Aim: Return all of the entries exactly as written.

· · · · ·

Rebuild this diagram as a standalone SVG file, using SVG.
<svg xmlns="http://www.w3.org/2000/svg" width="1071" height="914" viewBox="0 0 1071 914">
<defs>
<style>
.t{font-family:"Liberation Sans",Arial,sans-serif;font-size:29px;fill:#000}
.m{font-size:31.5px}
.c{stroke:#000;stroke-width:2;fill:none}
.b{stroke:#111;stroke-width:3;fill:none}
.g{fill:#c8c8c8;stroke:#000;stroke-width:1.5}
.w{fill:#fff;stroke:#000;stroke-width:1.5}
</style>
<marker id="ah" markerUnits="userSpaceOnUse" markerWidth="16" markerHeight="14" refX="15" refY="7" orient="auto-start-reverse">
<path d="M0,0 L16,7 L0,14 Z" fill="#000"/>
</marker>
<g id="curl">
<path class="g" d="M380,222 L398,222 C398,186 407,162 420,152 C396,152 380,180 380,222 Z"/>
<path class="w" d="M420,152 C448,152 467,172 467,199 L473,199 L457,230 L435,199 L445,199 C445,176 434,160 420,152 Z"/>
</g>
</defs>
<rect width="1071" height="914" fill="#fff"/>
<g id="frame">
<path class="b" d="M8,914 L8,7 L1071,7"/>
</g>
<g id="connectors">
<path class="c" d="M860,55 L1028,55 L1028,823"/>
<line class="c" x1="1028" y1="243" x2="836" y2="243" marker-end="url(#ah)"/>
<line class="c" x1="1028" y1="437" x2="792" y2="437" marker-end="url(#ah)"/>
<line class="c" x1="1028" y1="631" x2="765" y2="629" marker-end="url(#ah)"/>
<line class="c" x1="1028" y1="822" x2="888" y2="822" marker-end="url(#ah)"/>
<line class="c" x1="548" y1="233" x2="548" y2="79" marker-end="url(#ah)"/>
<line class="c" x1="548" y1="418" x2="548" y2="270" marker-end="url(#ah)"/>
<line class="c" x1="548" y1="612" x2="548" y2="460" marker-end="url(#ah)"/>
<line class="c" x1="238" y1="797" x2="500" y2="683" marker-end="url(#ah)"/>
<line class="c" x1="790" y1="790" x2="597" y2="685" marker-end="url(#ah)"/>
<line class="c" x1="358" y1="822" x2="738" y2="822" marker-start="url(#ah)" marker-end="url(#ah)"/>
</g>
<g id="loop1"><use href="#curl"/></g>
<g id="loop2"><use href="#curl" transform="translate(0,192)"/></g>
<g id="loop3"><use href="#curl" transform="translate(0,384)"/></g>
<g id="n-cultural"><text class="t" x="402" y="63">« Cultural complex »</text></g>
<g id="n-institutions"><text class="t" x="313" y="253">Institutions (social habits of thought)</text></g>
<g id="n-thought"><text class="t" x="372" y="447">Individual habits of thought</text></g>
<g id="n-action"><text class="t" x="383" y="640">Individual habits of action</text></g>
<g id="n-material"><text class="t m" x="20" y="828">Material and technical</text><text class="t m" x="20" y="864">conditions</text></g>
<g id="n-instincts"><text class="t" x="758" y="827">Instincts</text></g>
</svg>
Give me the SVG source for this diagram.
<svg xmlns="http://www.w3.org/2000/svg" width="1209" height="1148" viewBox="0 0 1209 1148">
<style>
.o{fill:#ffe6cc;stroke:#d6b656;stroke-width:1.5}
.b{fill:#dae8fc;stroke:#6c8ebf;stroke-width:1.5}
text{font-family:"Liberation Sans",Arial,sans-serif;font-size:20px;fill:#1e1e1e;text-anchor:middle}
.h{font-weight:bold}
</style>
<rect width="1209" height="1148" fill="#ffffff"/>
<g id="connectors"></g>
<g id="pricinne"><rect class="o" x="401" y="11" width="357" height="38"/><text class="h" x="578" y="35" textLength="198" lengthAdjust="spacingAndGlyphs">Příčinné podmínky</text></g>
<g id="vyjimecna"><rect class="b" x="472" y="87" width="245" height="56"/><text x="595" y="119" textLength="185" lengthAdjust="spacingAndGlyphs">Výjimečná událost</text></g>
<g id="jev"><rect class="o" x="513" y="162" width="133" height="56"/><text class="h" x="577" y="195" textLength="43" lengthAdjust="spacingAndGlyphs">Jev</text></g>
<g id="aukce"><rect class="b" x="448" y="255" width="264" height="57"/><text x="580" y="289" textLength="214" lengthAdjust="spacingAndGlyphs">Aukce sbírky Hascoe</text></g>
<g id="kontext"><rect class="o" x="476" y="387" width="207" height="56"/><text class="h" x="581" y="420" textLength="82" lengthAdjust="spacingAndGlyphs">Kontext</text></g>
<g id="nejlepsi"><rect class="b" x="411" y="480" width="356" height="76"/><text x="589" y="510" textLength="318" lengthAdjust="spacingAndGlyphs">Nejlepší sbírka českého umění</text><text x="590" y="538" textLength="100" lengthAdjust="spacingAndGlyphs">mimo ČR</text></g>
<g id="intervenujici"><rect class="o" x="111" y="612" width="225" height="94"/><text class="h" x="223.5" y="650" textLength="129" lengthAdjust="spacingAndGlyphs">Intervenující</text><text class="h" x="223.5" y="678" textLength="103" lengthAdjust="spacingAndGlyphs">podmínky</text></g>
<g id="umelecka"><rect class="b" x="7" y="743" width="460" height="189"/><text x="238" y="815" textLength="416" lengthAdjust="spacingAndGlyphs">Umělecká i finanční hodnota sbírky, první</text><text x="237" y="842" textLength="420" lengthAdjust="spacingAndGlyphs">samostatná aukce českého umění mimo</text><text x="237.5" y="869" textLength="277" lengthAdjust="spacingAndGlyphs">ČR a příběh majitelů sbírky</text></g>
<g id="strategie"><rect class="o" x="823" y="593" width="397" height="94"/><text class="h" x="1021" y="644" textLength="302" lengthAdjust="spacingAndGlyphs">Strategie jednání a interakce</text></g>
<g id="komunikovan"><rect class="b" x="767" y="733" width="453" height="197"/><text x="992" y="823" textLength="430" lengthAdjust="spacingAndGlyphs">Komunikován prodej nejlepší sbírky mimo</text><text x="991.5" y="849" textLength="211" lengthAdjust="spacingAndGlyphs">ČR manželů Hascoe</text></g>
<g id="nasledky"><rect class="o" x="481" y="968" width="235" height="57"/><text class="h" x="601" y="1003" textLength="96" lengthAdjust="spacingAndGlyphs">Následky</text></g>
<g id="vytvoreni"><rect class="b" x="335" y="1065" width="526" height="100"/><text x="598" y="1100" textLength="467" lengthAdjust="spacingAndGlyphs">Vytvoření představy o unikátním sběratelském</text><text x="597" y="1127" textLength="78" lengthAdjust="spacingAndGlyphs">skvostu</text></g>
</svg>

· · · · ·

Answer for the task:
Rebuild this diagram as a standalone SVG file, using SVG.
<svg xmlns="http://www.w3.org/2000/svg" width="1071" height="914" viewBox="0 0 1071 914">
<defs>
<style>
.t{font-family:"Liberation Sans",Arial,sans-serif;font-size:29px;fill:#000}
.m{font-size:31.5px}
.c{stroke:#000;stroke-width:2;fill:none}
.b{stroke:#111;stroke-width:3;fill:none}
.g{fill:#c8c8c8;stroke:#000;stroke-width:1.5}
.w{fill:#fff;stroke:#000;stroke-width:1.5}
</style>
<marker id="ah" markerUnits="userSpaceOnUse" markerWidth="16" markerHeight="14" refX="15" refY="7" orient="auto-start-reverse">
<path d="M0,0 L16,7 L0,14 Z" fill="#000"/>
</marker>
<g id="curl">
<path class="g" d="M380,222 L398,222 C398,186 407,162 420,152 C396,152 380,180 380,222 Z"/>
<path class="w" d="M420,152 C448,152 467,172 467,199 L473,199 L457,230 L435,199 L445,199 C445,176 434,160 420,152 Z"/>
</g>
</defs>
<rect width="1071" height="914" fill="#fff"/>
<g id="frame">
<path class="b" d="M8,914 L8,7 L1071,7"/>
</g>
<g id="connectors">
<path class="c" d="M860,55 L1028,55 L1028,823"/>
<line class="c" x1="1028" y1="243" x2="836" y2="243" marker-end="url(#ah)"/>
<line class="c" x1="1028" y1="437" x2="792" y2="437" marker-end="url(#ah)"/>
<line class="c" x1="1028" y1="631" x2="765" y2="629" marker-end="url(#ah)"/>
<line class="c" x1="1028" y1="822" x2="888" y2="822" marker-end="url(#ah)"/>
<line class="c" x1="548" y1="233" x2="548" y2="79" marker-end="url(#ah)"/>
<line class="c" x1="548" y1="418" x2="548" y2="270" marker-end="url(#ah)"/>
<line class="c" x1="548" y1="612" x2="548" y2="460" marker-end="url(#ah)"/>
<line class="c" x1="238" y1="797" x2="500" y2="683" marker-end="url(#ah)"/>
<line class="c" x1="790" y1="790" x2="597" y2="685" marker-end="url(#ah)"/>
<line class="c" x1="358" y1="822" x2="738" y2="822" marker-start="url(#ah)" marker-end="url(#ah)"/>
</g>
<g id="loop1"><use href="#curl"/></g>
<g id="loop2"><use href="#curl" transform="translate(0,192)"/></g>
<g id="loop3"><use href="#curl" transform="translate(0,384)"/></g>
<g id="n-cultural"><text class="t" x="402" y="63">« Cultural complex »</text></g>
<g id="n-institutions"><text class="t" x="313" y="253">Institutions (social habits of thought)</text></g>
<g id="n-thought"><text class="t" x="372" y="447">Individual habits of thought</text></g>
<g id="n-action"><text class="t" x="383" y="640">Individual habits of action</text></g>
<g id="n-material"><text class="t m" x="20" y="828">Material and technical</text><text class="t m" x="20" y="864">conditions</text></g>
<g id="n-instincts"><text class="t" x="758" y="827">Instincts</text></g>
</svg>
Give me the SVG source for this diagram.
<svg xmlns="http://www.w3.org/2000/svg" width="1209" height="1148" viewBox="0 0 1209 1148">
<style>
.o{fill:#ffe6cc;stroke:#d6b656;stroke-width:1.5}
.b{fill:#dae8fc;stroke:#6c8ebf;stroke-width:1.5}
text{font-family:"Liberation Sans",Arial,sans-serif;font-size:20px;fill:#1e1e1e;text-anchor:middle}
.h{font-weight:bold}
</style>
<rect width="1209" height="1148" fill="#ffffff"/>
<g id="connectors"></g>
<g id="pricinne"><rect class="o" x="401" y="11" width="357" height="38"/><text class="h" x="578" y="35" textLength="198" lengthAdjust="spacingAndGlyphs">Příčinné podmínky</text></g>
<g id="vyjimecna"><rect class="b" x="472" y="87" width="245" height="56"/><text x="595" y="119" textLength="185" lengthAdjust="spacingAndGlyphs">Výjimečná událost</text></g>
<g id="jev"><rect class="o" x="513" y="162" width="133" height="56"/><text class="h" x="577" y="195" textLength="43" lengthAdjust="spacingAndGlyphs">Jev</text></g>
<g id="aukce"><rect class="b" x="448" y="255" width="264" height="57"/><text x="580" y="289" textLength="214" lengthAdjust="spacingAndGlyphs">Aukce sbírky Hascoe</text></g>
<g id="kontext"><rect class="o" x="476" y="387" width="207" height="56"/><text class="h" x="581" y="420" textLength="82" lengthAdjust="spacingAndGlyphs">Kontext</text></g>
<g id="nejlepsi"><rect class="b" x="411" y="480" width="356" height="76"/><text x="589" y="510" textLength="318" lengthAdjust="spacingAndGlyphs">Nejlepší sbírka českého umění</text><text x="590" y="538" textLength="100" lengthAdjust="spacingAndGlyphs">mimo ČR</text></g>
<g id="intervenujici"><rect class="o" x="111" y="612" width="225" height="94"/><text class="h" x="223.5" y="650" textLength="129" lengthAdjust="spacingAndGlyphs">Intervenující</text><text class="h" x="223.5" y="678" textLength="103" lengthAdjust="spacingAndGlyphs">podmínky</text></g>
<g id="umelecka"><rect class="b" x="7" y="743" width="460" height="189"/><text x="238" y="815" textLength="416" lengthAdjust="spacingAndGlyphs">Umělecká i finanční hodnota sbírky, první</text><text x="237" y="842" textLength="420" lengthAdjust="spacingAndGlyphs">samostatná aukce českého umění mimo</text><text x="237.5" y="869" textLength="277" lengthAdjust="spacingAndGlyphs">ČR a příběh majitelů sbírky</text></g>
<g id="strategie"><rect class="o" x="823" y="593" width="397" height="94"/><text class="h" x="1021" y="644" textLength="302" lengthAdjust="spacingAndGlyphs">Strategie jednání a interakce</text></g>
<g id="komunikovan"><rect class="b" x="767" y="733" width="453" height="197"/><text x="992" y="823" textLength="430" lengthAdjust="spacingAndGlyphs">Komunikován prodej nejlepší sbírky mimo</text><text x="991.5" y="849" textLength="211" lengthAdjust="spacingAndGlyphs">ČR manželů Hascoe</text></g>
<g id="nasledky"><rect class="o" x="481" y="968" width="235" height="57"/><text class="h" x="601" y="1003" textLength="96" lengthAdjust="spacingAndGlyphs">Následky</text></g>
<g id="vytvoreni"><rect class="b" x="335" y="1065" width="526" height="100"/><text x="598" y="1100" textLength="467" lengthAdjust="spacingAndGlyphs">Vytvoření představy o unikátním sběratelském</text><text x="597" y="1127" textLength="78" lengthAdjust="spacingAndGlyphs">skvostu</text></g>
</svg>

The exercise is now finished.